Abdullah Avcı ile sezona başlayan Trabzonspor önceki gelişinde şampiyonluğa yürüdüğü hocasıyla hiçbir sportif başarı elde edemedi. Yönetim Avcı ile sözleşme imzaladığında “aynı derede iki kez yıkanılmaz, ne siz aynı siz, ne dere aynı dere” demiştim. Yanılmadığımı da çok geçmeden herkes gördü zaten.

Problemin parçasını kurtarıcı olarak getirmek büyük bir yanlıştı ve olan Trabzonspor'un milyon Euro’larına oldu.

Avcı’nın gönderilmesinin ardından tüm camia Fatih TEKKE ismi etrafında birleşmişken, yönetim sürpriz bir kararla Şenol Güneş’i takımın başına getirdi. Fatih Tekke gibi genç ve tecrübesiz bir ismi getirmek yerine 1996’nın 2011’in mimarı,Milli takım ile dünya üçüncülüğü, BJK ile iki şampiyonluk gibi cv’si büyük başarılarla dolu Şenol Güneş tercih etmek belki de dah güvenli geldi.

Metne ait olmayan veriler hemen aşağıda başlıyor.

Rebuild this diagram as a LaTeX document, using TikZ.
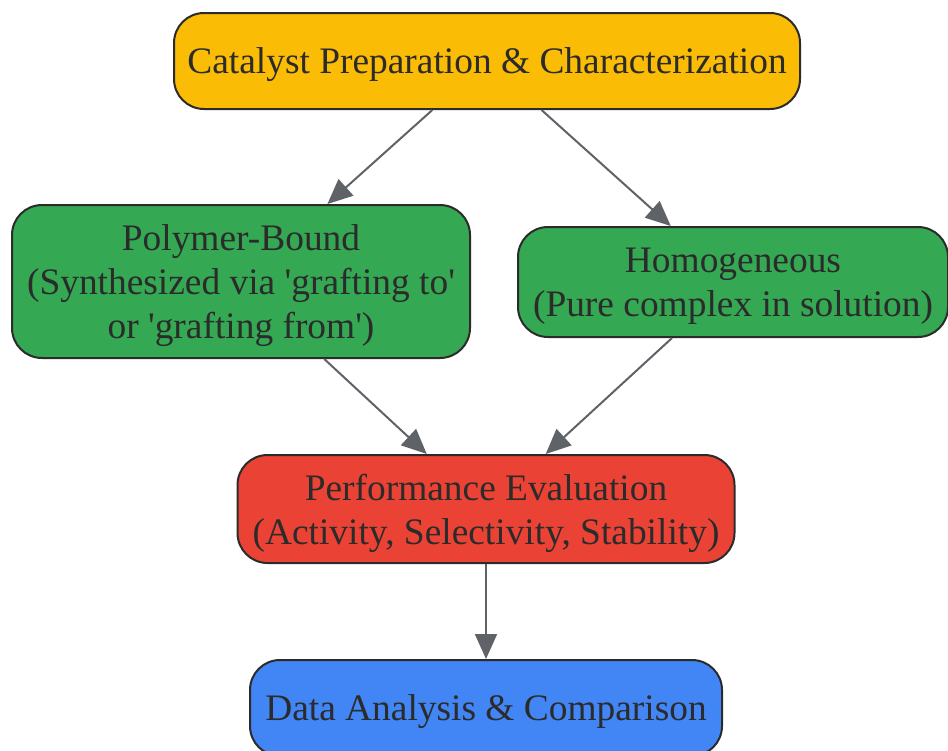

Oysa bilmedikleri birşey vardı, o da “Dünün güneşi ile bugün çamaşır kurutulamayacağı” gerçeğiydi.

72 yaşındaki Şenol hoca geçmiş başarısını tekrar edemedi ve ilk gün olması gereken oldu, yollar ayrılmak zorunda kaldı. Hem Şenol Güneş’e hemde Trabzonspor'a yazık ettiler. !

Şenol hoca sonrası ufak bir tereddüt yaşansa da “Bu güneşe kar dayanmaz” misali taraftarın bir çığ gibi büyüyen Fatih Tekke isteğine yönetim de daha fazla kayıtsız kalamadı ve o güzel birlikteliğin imzası hafta içi sade bir törenle atıldı..

Oyuncuların görev tanımlarını net çizgilerle belirleyen, risk ve inisiyatif almasından hoşlanmayan, katı kuralları olan Abdullah hocanın yapamadığını,  oyuncularına bir baba şefkati ile yaklaşan, yıldızları küllerinden yeniden yaratmasıyla meşhur Şenol Güneş’in yapamadığını Fatih Tekke’nin yapmasını bekleyeceğiz…

Üstelik bir an evvel, hiç zaman kaybetmeden.

Lakin O-LA-CAK. Çok çalışarak, modern futbol medotlarıyla, gençerle olacak, inanıyorum Fatih TEKKE ile olacak.

Biraz sabır ve tam destekle olacak!

Buraya kadar kısmı maç önü maçı beklerken kaleme aldım. MAçtan bağımsız yüreğimden geçenleri yazdım.

Şimdi geçelim maça;

Fatih hocanın mecburi Hüseyin tercihi dışında beklenen bir onbirle sahaya çıktığını söylemeliyim. Uzun süredir birlikte oynayan Başakşehir’in daha fazla tıpla oynadığını ve daha fazla golle burun buruna geldiğini Simon Banza’nın golü dışında Trabzonspor’un etkili olamadığını da ekleyelim.  Özellikle ilk yarıda maçın adamının açık ara Uğurcan Çakır olmasıda ilk yarının bir başka gerçeğiydi.

İkinci yarıya da etkili başlayan tarafın ev sahibi Başakşehir olduğunu söyleyelim. Ofsayta takılan ilk golün ardından sakat Hüseyin’in uzaklaştıramadığı topta, ceza alanında oluşan karambolde penaltıyı çıkaran Uğurcan oyunun kaderini değiştirdi.

Kurtardığı penaltıdan hemen sonra Banza’nın alda at dediği topta Ozan skoru 2-0’a getirdi. Golle beraber özgüveni düşen eakip oyuncuların sertliğini artırmasının bedelini ödedi. Deniz Türüç yaptığı sert müdahale sonrası takımını eksik bıraktı. Bu dakikadan sonra oyunun tüm kontrolü Fatih’in öğrencilerinin eline geçti.

Muhammet Cham’ın etkili oyunu bir gole daha etki etti ve Cham bu sefer Mendy’i golle buluşturdu ve skor 3-0’a geldi. 

Gecenin en güzel karesi ise deplasman tribünlerinin bir dakika susmadan seslendirdikleri Fatih Tekke aşkıydı.